I just had this email exchange with a concerned busker, and thought it might be interesting to other buskers thinking of traveling around the world.

I started busking (juggling, etc.) for the first time this summer in Canada, and will be moving to South Korea in less than a month. I’m bringing my juggling stuff with me and intend to busk in South Korea and perhaps in other parts of Asia.

The question(s): Have you met any Westerners who are performing in the less developed world? If so, I’m wondering what their thoughts would be on the philosophy and ethics of coming from a privileged nation and asking for money from the people in a country that may not have a disposable income? Are they met with hostility, hatred, or just going broke because no one feels compelled to fill their hat?

Great question, one that got us thinking. As far as an answer goes, we’ve met a bunch of Westerners who’ve gone east and make a killing, netting upwards of a thousand US dollars a day (not often, but several times). “As a white or black guy, you’re ten times as cool in Japan as you actually are” we were told by one performer. You have to be careful about local mafia, who probably won’t kill you immediately but might ask for money or ask you to leave a pitch, but that’s not true on the major tourist spots, so you should be fine.

Is it immoral to street perform in the developing world? I guess there’s a few answers to that. First, street performing is a democratic and honest way to make a living: if people don’t enjoy your show, they won’t pay you anything. Second, people always want to be entertained. Perhaps entertaining poorer people is, in fact, more noble than entertaining rich ones. And third, it probably also depends on what you’re doing with the money you make. If you’re netting thousands and spending it only in transnational coffee stores and fast food chains, perhaps you’re exploiting the country itself. But if, as most street performers do, you’re spending what you make in the countries you’re in, you’re hardly imperialistic.
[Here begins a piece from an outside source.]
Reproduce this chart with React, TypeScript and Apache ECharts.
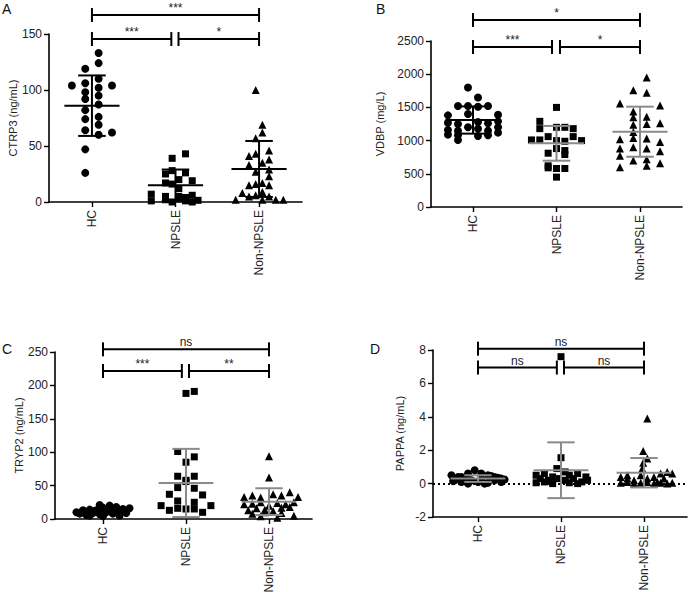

Maybe you can deal with your negative feelings about it by amending your hat speech to be less aggressive, working smaller crowds (to give people a better experience), or even offering your services at one of the many organisations out there who use volunteer buskers to brighten the lives of those with little. Check out SPARK! Circus, for example.

Thank you for such a thoughtful response and I’m sorry it’s taken me almost a month to respond, I’ve been crazy busy packing all my things and I have made it to Korea which is another major adjustment.

I think you are right that busking is an honest and democratic way to make a living and that in the end no one is ever forced to put money into the hat (pushy hat lines or not).

I guess when it come down to it, the “guilt” or “worries” I have stem from being able to make money doing something that I love doing. Juggling hardly feels like work and I would (and do) do it with minimal financial gain. I guess it just feels self indulgent to travel around, have fun doing shows and making people smile and then asking them for money so you can continue travelling and performing while they remain in a tough situation grinding out each days as it comes.

We’ve heard lots of street performers saying that one of their most heartwarming moments is having a homeless person put money in their hat. It’s as good a compliment as you can get. I think for them, as part of the majority of people who can’t afford to pay for a ticket somewhere, being able to enjoy something for what little they can spare means a lot for them. Buskers provide art for the 99%, as people would say nowadays.

Having a homeless person chuck into the hat would be a heartwarming moment I think (though I’ve not experienced it). That really is one of the beauties of busking though: not only reaching people who can’t afford a ticket somewhere else but also reaching people who weren’t planning on seeing something special at that particular moment. A businessperson out for lunch, an elderly couple going for a Sunday walk etc. I think busking in general, wether it’s music, magic or juggling, really does add something remarkable to an otherwise routine and predictable day. There’s nothing better than seeing someone come around a corner to discover your act and hearing them say “Wow, I didn’t think I’d see that today!”

Thanks for your responses and best of luck on the Road!